_Exercise objective_
Leaving the pictures out, print the lines from the first line of the listing through the line containing "rectangle (726, 439);", exactly as they read, and no others.

_Entries provided_
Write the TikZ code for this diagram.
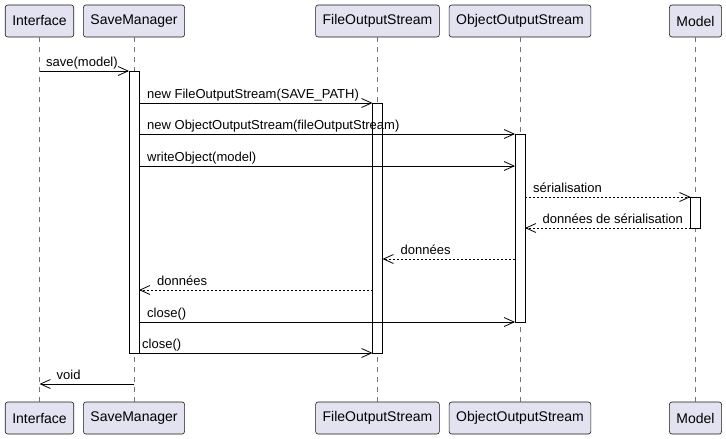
\documentclass[tikz,border=0pt]{standalone}
\usepackage{fontspec}
\setmainfont{Liberation Sans}
\usetikzlibrary{arrows.meta}
\definecolor{partfill}{HTML}{E2E2F0}
\definecolor{partdraw}{HTML}{181818}

\begin{document}
\begin{tikzpicture}[x=1pt, y=-1pt, line join=miter,
    part/.style={draw=partdraw, fill=partfill, rounded corners=2.5pt, line width=0.6pt, minimum height=32pt, inner xsep=7pt, font=\fontsize{14}{16}\selectfont},
    life/.style={draw=partdraw!60, line width=0.5pt, dash pattern=on 5pt off 5pt},
    act/.style={draw=black, fill=white, line width=0.8pt, minimum width=10pt, inner sep=0pt, outer sep=0pt},
    msg/.style={draw=black, line width=0.8pt, -{Straight Barb[length=10pt, width=9pt]}},
    ret/.style={msg, dash pattern=on 2pt off 2pt},
    lbl/.style={anchor=base west, inner sep=0pt, font=\fontsize{13}{15}\selectfont}]
    \useasboundingbox (0, 0) rectangle (726, 439);

    % participants, top and bottom
    \node[part] (iT) at (39.5, 21) {Interface};
    \node[part] (smT) at (134, 21) {SaveManager};
    \node[part] (fosT) at (377.5, 21) {FileOutputStream};
    \node[part] (oosT) at (520, 21) {ObjectOutputStream};
    \node[part] (mT) at (695.5, 21) {Model};

    \node[part] (iB) at (39.5, 418) {Interface};
    \node[part] (smB) at (134, 418) {SaveManager};
    \node[part] (fosB) at (377.5, 418) {FileOutputStream};
    \node[part] (oosB) at (520, 418) {ObjectOutputStream};
    \node[part] (mB) at (695.5, 418) {Model};

    % lifelines
    \draw[life] (iT) -- (iB);
    \draw[life] (smT) -- (smB);
    \draw[life] (fosT) -- (fosB);
    \draw[life] (oosT) -- (oosB);
    \draw[life] (mT) -- (mB);

    % activations
    \node[act, minimum height=282pt] (smA) at (134, 212) {};
    \node[act, minimum height=250pt] (fosA) at (377.5, 228) {};
    \node[act, minimum height=188pt] (oosA) at (520, 228) {};
    \node[act, minimum height=31pt] (mA) at (695.5, 212.5) {};

    % message rows
    \foreach \n/\y in {1/71, 2/103, 3/134, 4/166, 5/197, 6/228, 7/259, 8/290, 9/322, 10/353, 11/384}
        \coordinate (r\n) at (0, \y);

    \draw[msg] (iT |- r1) -- (smA.west |- r1);
    \draw[msg] (smA.east |- r2) -- (fosA.west |- r2);
    \draw[msg] (smA.east |- r3) -- (oosA.west |- r3);
    \draw[msg] (smA.east |- r4) -- (oosA.west |- r4);
    \draw[ret] (oosA.east |- r5) -- (mA.west |- r5);
    \draw[ret] (mA.west |- r6) -- (oosA.east |- r6);
    \draw[ret] (oosA.west |- r7) -- (fosA.east |- r7);
    \draw[ret] (fosA.west |- r8) -- (smA.east |- r8);
    \draw[msg] (smA.east |- r9) -- (oosA.west |- r9);
    \draw[msg] (smA.east |- r10) -- (fosA.west |- r10);
    \draw[msg] (smT |- r11) -- (iT |- r11);

    % labels
    \node[lbl] (t1) at (46, 66) {save(model)};
    \node[lbl] (t2) at (147, 98) {new FileOutputStream(SAVE\_PATH)};
    \node[lbl] (t3) at (147, 129) {new ObjectOutputStream(fileOutputStream)};
    \node[lbl] (t4) at (147, 161) {writeObject(model)};
    \node[lbl] (t5) at (533, 192) {sérialisation};
    \node[lbl] (t6) at (542.5, 223) {données de sérialisation};
    \node[lbl] (t7) at (400.5, 254) {données};
    \node[lbl] (t8) at (157, 285) {données};
    \node[lbl] (t9) at (147, 317) {close()};
    \node[lbl] (t10) at (142, 348) {close()};
    \node[lbl] (t11) at (56.5, 379) {void};
\end{tikzpicture}
\end{document}
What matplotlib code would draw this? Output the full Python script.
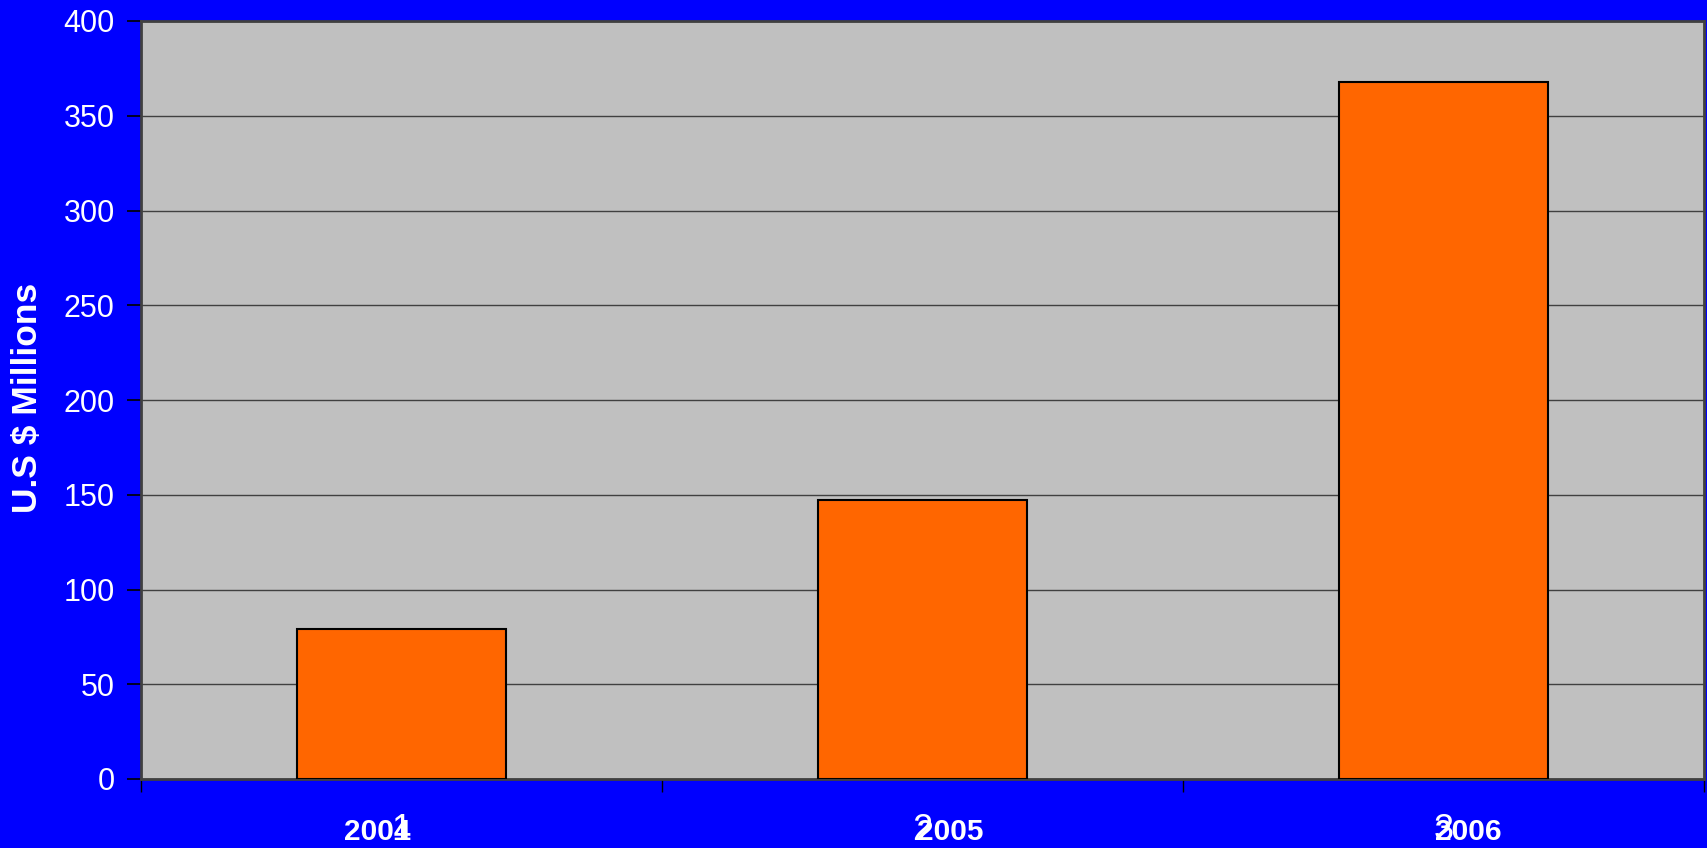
import numpy as np
import matplotlib.pyplot as plt

years = ['2004', '2005', '2006']
cat_labels = ['1', '2', '3']
values = [79, 147, 368]

yticks = [0, 50, 100, 150, 200, 250, 300, 350, 400]

plt.rcParams['font.family'] = ['Liberation Sans', 'DejaVu Sans']

fig = plt.figure(figsize=(17.08, 8.48), dpi=100, facecolor='#0000FF')
ax = fig.add_axes([141/1708, 69/848, 1563/1708, 758/848])
ax.set_facecolor('#C0C0C0')

x = np.arange(len(years))
ax.bar(x, values, width=0.4, color='#FF6600', edgecolor='black', linewidth=1.5, zorder=3)

ax.set_xlim(-0.5, 2.5)
ax.set_ylim(0, 400)
ax.set_yticks(yticks)
ax.set_yticklabels([str(v) for v in yticks], fontsize=22, color='white')
ax.yaxis.grid(True, color='#404040', linewidth=1)
ax.set_axisbelow(True)

# boundary ticks, no labels
ax.set_xticks([-0.5, 0.5, 1.5, 2.5])
ax.set_xticklabels([])
ax.tick_params(axis='x', direction='out', length=9, width=1, color='black')
ax.tick_params(axis='y', direction='out', length=10, width=1.2, color='black', pad=9)

for s in ax.spines.values():
    s.set_color('#404040')
    s.set_linewidth(2)

# overlapping category labels (as in the original slide)
offsets = [-24, 28, 25]
for i in range(len(years)):
    ax.annotate(cat_labels[i], xy=(x[i], 0), xycoords=('data', 'axes fraction'),
                xytext=(0, -61), textcoords='offset pixels', ha='center', va='baseline',
                fontsize=26, color='white')
    ax.annotate(years[i], xy=(x[i], 0), xycoords=('data', 'axes fraction'),
                xytext=(offsets[i], -61), textcoords='offset pixels', ha='center', va='baseline',
                fontsize=21.5, fontweight='bold', color='white')

fig.text(28/1708, 1 - 398/848, 'U.S $ Millions', rotation=90, ha='center', va='center',
         fontsize=25.5, fontweight='bold', color='white')

fig.savefig('out.png', dpi=100, facecolor=fig.get_facecolor())
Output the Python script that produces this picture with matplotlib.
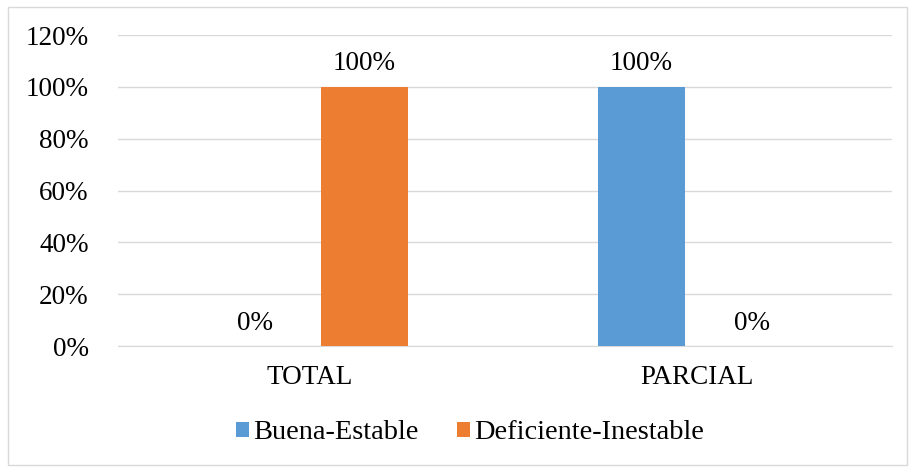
import matplotlib.pyplot as plt
import numpy as np
from matplotlib.patches import Rectangle

# datos
categorias = ["TOTAL", "PARCIAL"]
buena_estable = [0, 100]
deficiente_inestable = [100, 0]
series_nombres = ["Buena-Estable", "Deficiente-Inestable"]

plt.rcParams["font.family"] = ["Liberation Serif", "DejaVu Serif"]
fs = 19.5

fig = plt.figure(figsize=(9.09, 4.67), dpi=100)
ax = fig.add_axes([0.1298, 0.259, 0.8515, 0.666])

x = np.arange(len(categorias))
ancho = 0.225
desp = 0.142

b1 = ax.bar(x - desp, buena_estable, ancho, color="#5B9BD5", label=series_nombres[0], zorder=3)
b2 = ax.bar(x + desp, deficiente_inestable, ancho, color="#ED7D31", label=series_nombres[1], zorder=3)

for barras in (b1, b2):
    for b in barras:
        h = b.get_height()
        ax.text(b.get_x() + b.get_width() / 2, h + 4, f"{h:.0f}%",
                ha="center", va="bottom", fontsize=fs, color="#000000")

ax.set_xlim(-0.495, 1.505)
ax.set_ylim(0, 120)
ax.set_yticks(np.arange(0, 121, 20))
ax.set_yticklabels([f"{v}%" for v in range(0, 121, 20)], fontsize=fs)
ax.set_xticks(x)
ax.set_xticklabels(categorias, fontsize=fs)

ax.grid(axis="y", color="#D9D9D9", linewidth=1, zorder=0)
for s in ["top", "right", "left"]:
    ax.spines[s].set_visible(False)
ax.spines["bottom"].set_color("#D9D9D9")
ax.tick_params(axis="x", length=0, pad=14)
ax.tick_params(axis="y", length=0, pad=21)

fig.legend(loc="center", bbox_to_anchor=(0.517, 0.073), ncol=2, frameon=False,
           fontsize=20.4, handlelength=0.45, handleheight=0.45, handletextpad=0.15,
           columnspacing=1.35)

# borde del gráfico
fig.patches.append(Rectangle((8 / 909, 2 / 467), 899 / 909, 458 / 467, transform=fig.transFigure,
                             fill=False, edgecolor="#D9D9D9", linewidth=1))

fig.savefig("out.png", dpi=100)
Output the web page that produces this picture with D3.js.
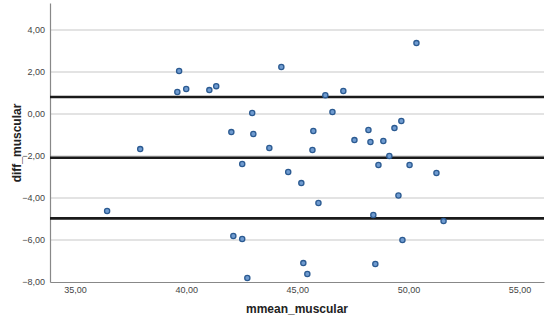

_Response_
Write the TikZ code for this diagram.
\documentclass[tikz,border=0pt]{standalone}
\usepackage{fontspec}
\setmainfont{Liberation Sans}
\usetikzlibrary{arrows.meta}
\definecolor{partfill}{HTML}{E2E2F0}
\definecolor{partdraw}{HTML}{181818}

\begin{document}
\begin{tikzpicture}[x=1pt, y=-1pt, line join=miter,
    part/.style={draw=partdraw, fill=partfill, rounded corners=2.5pt, line width=0.6pt, minimum height=32pt, inner xsep=7pt, font=\fontsize{14}{16}\selectfont},
    life/.style={draw=partdraw!60, line width=0.5pt, dash pattern=on 5pt off 5pt},
    act/.style={draw=black, fill=white, line width=0.8pt, minimum width=10pt, inner sep=0pt, outer sep=0pt},
    msg/.style={draw=black, line width=0.8pt, -{Straight Barb[length=10pt, width=9pt]}},
    ret/.style={msg, dash pattern=on 2pt off 2pt},
    lbl/.style={anchor=base west, inner sep=0pt, font=\fontsize{13}{15}\selectfont}]
    \useasboundingbox (0, 0) rectangle (726, 439);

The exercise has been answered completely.